A young officer who survived the D-Day landings used his experience to help others.

Lionel ‘Len’ Murray fought for four days after the landings on June 6, 1944, without sleep and with very little food, before coming up against a German panzer division.

The future Baron of Epping Forest woke up in hospital in London with a diagnosis of 'battle exhaustion' - and later suffered from survivor's guilt.

Here his son, David Murray, who is chief executive officer of the RAF Benevolent Fund, tells his father's - and his own - story.

Epping Forest Guardian:

Lionel ‘Len’ Murray, Baron Murray of Epping Forest, was part of the Shropshire regiment that landed and fought in Normandy, France on June 6, 1944

"My father, Lord Len Murray, the former General Secretary of the TUC, was one of 160,000 young men who landed on the beaches of France on D-Day, June 6, 1944.

Landing on Sword Beach during Operation Overlord on D-Day was the first time that my father, the then infantryman Lieutenant Lionel Murray, had directly engaged with the enemy.

Leaving his landing craft, he made it to the back of the beach with bullets whizzing past his head, but lost many of his platoon.

Many drowned in the sea or were mown down on the beach. On reaching cover, he took command of another platoon whose commander had been killed in action, and they charged on.

In the days that followed he and his men did not sleep and rarely ate.

Exhausted physically and mentally, they eventually found themselves as the most forward platoon of the entire British Army.

They came up against the German 21st Panzer Division, one of the best equipped and best trained Nazi divisions.

After fighting continuously for four days, without any sleep and with very little food, he suffered a complete physical and mental breakdown.

He woke up with a diagnosis of “battle exhaustion” in Guy’s Hospital, London.

The experience scarred him for life and his breakdown led to electric shock therapy and months in hospital.

Long term he also suffered badly with 'survivor’s guilt', not least because he realised that as an officer he had been afforded the luxury of treatment, something that many of his troops, facing the same demons, were not given.

Despite the consequences of his service; he had survived D-Day and had received medical treatment for his ‘combat exhaustion’ as PTSD was known then.

Consequently, he became a driven man, determined that the extra time that he felt that he had been afforded should not be wasted.

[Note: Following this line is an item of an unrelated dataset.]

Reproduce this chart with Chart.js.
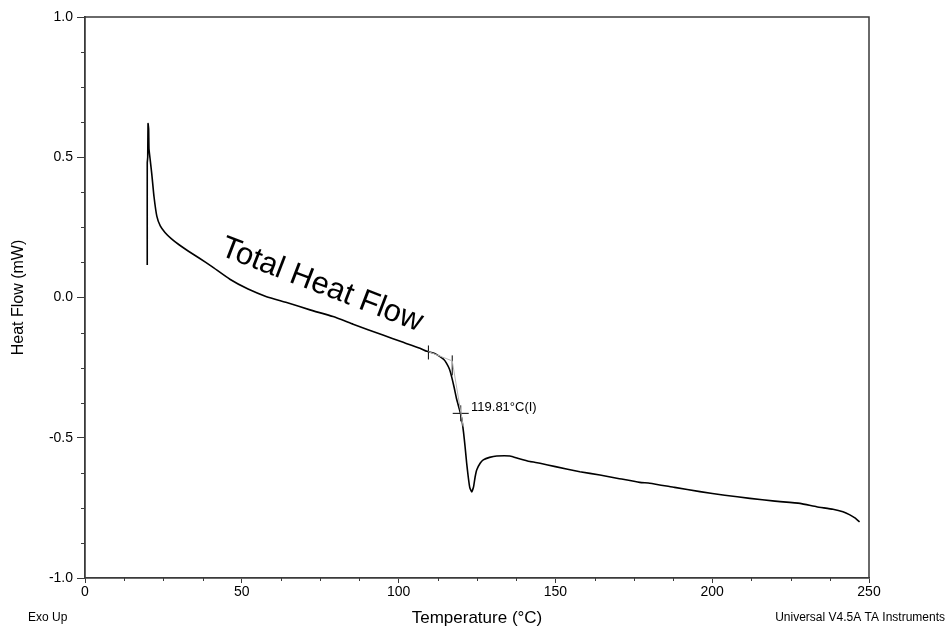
<!DOCTYPE html>
<html lang="en">
  <head>
    <meta charset="UTF-8" />
    <title>Total Heat Flow</title>
    <style>
      html, body { margin: 0; padding: 0; background: #fff; }
      canvas { display: block; }
    </style>
  </head>
  <body>
    <canvas id="dscChart" width="951" height="629"></canvas>

    <script src="https://cdn.jsdelivr.net/npm/chart.js@4/dist/chart.umd.min.js"></script>
    <script>
      // curve
      const temperature = [19.85, 19.85, 20.0, 20.1, 20.3, 20.4, 20.8, 21.3, 22.0, 22.9, 24.0, 25.5, 27.5, 30.0, 33.0, 36.5, 40.5, 46.2, 52, 57.9, 64.3, 72, 79.1, 85.5, 95, 101, 106.8, 109, 111.5, 113.2, 114.5, 115.3, 116.2, 116.9, 117.7, 118.5, 119.3, 120.1, 120.7, 121.2, 121.7, 122.2, 122.7, 123.3, 123.9, 124.4, 124.9, 126.0, 127.0, 129, 131.3, 135.5, 138.5, 141.9, 145.1, 150, 157.8, 164.2, 170, 176.9, 180.1, 188, 196.1, 204, 212, 220, 228, 233.3, 238.5, 241.7, 243.9, 245.5, 247];
      const heatFlow = [0.116, 0.48, 0.50, 0.62, 0.60, 0.53, 0.49, 0.44, 0.36, 0.29, 0.255, 0.232, 0.21, 0.188, 0.165, 0.14, 0.11, 0.065, 0.03, 0.003, -0.018, -0.045, -0.068, -0.095, -0.134, -0.158, -0.181, -0.192, -0.200, -0.211, -0.222, -0.235, -0.255, -0.282, -0.32, -0.362, -0.395, -0.43, -0.48, -0.532, -0.59, -0.639, -0.678, -0.693, -0.675, -0.64, -0.615, -0.591, -0.579, -0.57, -0.565, -0.565, -0.575, -0.585, -0.591, -0.603, -0.621, -0.633, -0.645, -0.659, -0.662, -0.677, -0.692, -0.705, -0.716, -0.726, -0.734, -0.746, -0.755, -0.764, -0.775, -0.786, -0.80];

      // glass transition analysis marks
      const onsetTemps = [109.5, 117.1];
      const onsetFlows = [-0.196, -0.242];
      const tangentTemps = [109.5, 117.1, 120.6];
      const tangentFlows = [-0.193, -0.226, -0.46];
      const inflectionTemp = 119.81;
      const inflectionFlow = -0.413;
      const inflectionLabel = "119.81°C(I)";

      const xTicks = [0, 50, 100, 150, 200, 250];
      const yTicks = [-1.0, -0.5, 0.0, 0.5, 1.0];

      const FONT = "Arial, 'Liberation Sans', sans-serif";
      const AXIS = "#3a3a3a";

      const toPoints = (xs, ys) => xs.map((x, i) => ({ x: x, y: ys[i] }));

      const extras = {
        id: "extras",
        afterDraw(chart) {
          const ctx = chart.ctx;
          const a = chart.chartArea;
          const xs = chart.scales.x, ys = chart.scales.y;
          ctx.save();
          ctx.strokeStyle = AXIS;
          ctx.lineWidth = 1.5;
          // top and right edges of the plot box
          ctx.beginPath();
          ctx.moveTo(a.left, a.top);
          ctx.lineTo(a.right, a.top);
          ctx.lineTo(a.right, a.bottom);
          ctx.stroke();

          // minor ticks
          ctx.lineWidth = 1;
          ctx.beginPath();
          for (let v = -1; v <= 1.0001; v += 0.125) {
            if (Math.abs(v * 2 - Math.round(v * 2)) < 1e-6) continue;
            const py = Math.round(ys.getPixelForValue(v)) + 0.5;
            ctx.moveTo(a.left - 4, py);
            ctx.lineTo(a.left, py);
          }
          for (let v = 0; v <= 250.001; v += 12.5) {
            if (v % 50 === 0) continue;
            const px = Math.round(xs.getPixelForValue(v)) + 0.5;
            ctx.moveTo(px, a.bottom);
            ctx.lineTo(px, a.bottom + 3);
          }
          ctx.stroke();

          // curve name
          ctx.fillStyle = "#000";
          ctx.font = "31px " + FONT;
          ctx.textBaseline = "alphabetic";
          ctx.translate(xs.getPixelForValue(42.7), ys.getPixelForValue(0.152));
          ctx.rotate(21 * Math.PI / 180);
          ctx.fillText("Total Heat Flow", 0, 0);
          ctx.setTransform(1, 0, 0, 1, 0, 0);

          // inflection label
          ctx.font = "13px " + FONT;
          ctx.fillText(inflectionLabel, xs.getPixelForValue(123.1), ys.getPixelForValue(-0.406));

          // footer texts
          ctx.fillStyle = "#000";
          ctx.font = "12px " + FONT;
          ctx.textBaseline = "middle";
          ctx.textAlign = "left";
          ctx.fillText("Exo Up", 28, 618);
          ctx.textAlign = "right";
          ctx.fillText("Universal V4.5A TA Instruments", 945, 618);
          ctx.restore();
        }
      };

      new Chart(document.getElementById("dscChart"), {
        type: "scatter",
        data: {
          datasets: [
            {
              data: toPoints(tangentTemps, tangentFlows),
              showLine: true,
              borderColor: "#b5b5b5",
              borderWidth: 1,
              pointRadius: 0
            },
            {
              data: toPoints(temperature, heatFlow),
              showLine: true,
              borderColor: "#000",
              borderWidth: 1.6,
              tension: 0.15,
              pointRadius: 0
            },
            {
              data: toPoints(onsetTemps, onsetFlows),
              showLine: false,
              pointStyle: "line",
              rotation: 90,
              pointRadius: [7, 10],
              borderColor: "#000",
              borderWidth: 1
            },
            {
              data: [{ x: inflectionTemp, y: inflectionFlow }],
              showLine: false,
              pointStyle: "cross",
              pointRadius: 8,
              borderColor: "#000",
              borderWidth: 1
            }
          ]
        },
        options: {
          responsive: false,
          animation: false,
          devicePixelRatio: 1,
          layout: { padding: { left: 0, top: 17, right: 82, bottom: 0 } },
          plugins: { legend: { display: false }, tooltip: { enabled: false } },
          scales: {
            x: {
              type: "linear",
              min: 0,
              max: 250,
              afterFit: s => { s.height = 51; },
              afterBuildTicks: s => { s.ticks = xTicks.map(v => ({ value: v })); },
              ticks: {
                color: "#000",
                font: { family: FONT, size: 14 },
                padding: 1,
                maxRotation: 0,
                callback: v => String(v)
              },
              grid: { drawOnChartArea: false, tickLength: 5, tickColor: AXIS, tickWidth: 1 },
              border: { color: AXIS, width: 1.8 },
              title: {
                display: true,
                text: "Temperature (°C)",
                color: "#000",
                font: { family: FONT, size: 17 },
                padding: { top: 0, bottom: 0 }
              }
            },
            y: {
              type: "linear",
              min: -1,
              max: 1,
              afterFit: s => { s.width = 85; },
              afterBuildTicks: s => { s.ticks = yTicks.map(v => ({ value: v })); },
              ticks: {
                color: "#000",
                font: { family: FONT, size: 14 },
                padding: 4,
                callback: v => v.toFixed(1)
              },
              grid: { drawOnChartArea: false, tickLength: 8, tickColor: AXIS, tickWidth: 1 },
              border: { color: AXIS, width: 1.8 },
              title: {
                display: true,
                text: "Heat Flow (mW)",
                color: "#000",
                font: { family: FONT, size: 16 },
                padding: { top: 9, bottom: 0 }
              }
            }
          }
        },
        plugins: [extras]
      });
    </script>
  </body>
</html>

He used his experience and his time to give a lifetime of service to others in his work through the trade union movement.

Epping Forest Guardian:

Lord Murray: The former trade unionist and Labour Party member lived at 29, The Crescent in Loughton from 1967 until his death in 2004

Like many others of his generation, he never spoke to his family of his war-time experiences when we were growing up.

I mistakenly thought his reluctance to go into the sea on family holidays was because he could not swim.

I had no idea of the hell he had endured or of the memories that the sea evoked for him.

But to a certain extent, times change, most of the servicemen and women of today’s Armed Forces now have much better access to the support and treatment that they deserve.

As Chief Executive Officer of the RAF Benevolent Fund I am proud to say our work today supports the mental health and wellbeing of all RAF service personnel.

Sadly, for my father’s generation this was not always the case. For the rest of his life he considered himself to be one of the lucky ones.

Work also continues to turn the tide of the stigma attached to mental illness.

When I was serving in Bosnia in 1995, I remember well an RAF comrade suffering a severe mental breakdown as we grappled with the horrors of the euphemistically-named 'ethnic cleansing'.

However, their real condition was not spoken about and never disclosed to those who were not there.

It was still early days in treating mental injury in exactly the same way as physical injury or even acknowledging it.

Since those days, times have continued to change for the better and the RAF Benevolent Fund has developed a leading role.

They ensure that our serving and retired personnel have the tools and the treatment that they need to be resilient in a modern era.

Our aim is to provide support at an early stage and help to resolve issues before they escalate.

The fund’s have launched a mindfulness app, Headspace, which has proven to be one of the most successful welfare initiatives yet, with 2,400 serving personnel signing up to the service.

We are determined that those of our service community whose wounds are ‘hidden’ are treated the same as those whose wounds are more physically obvious.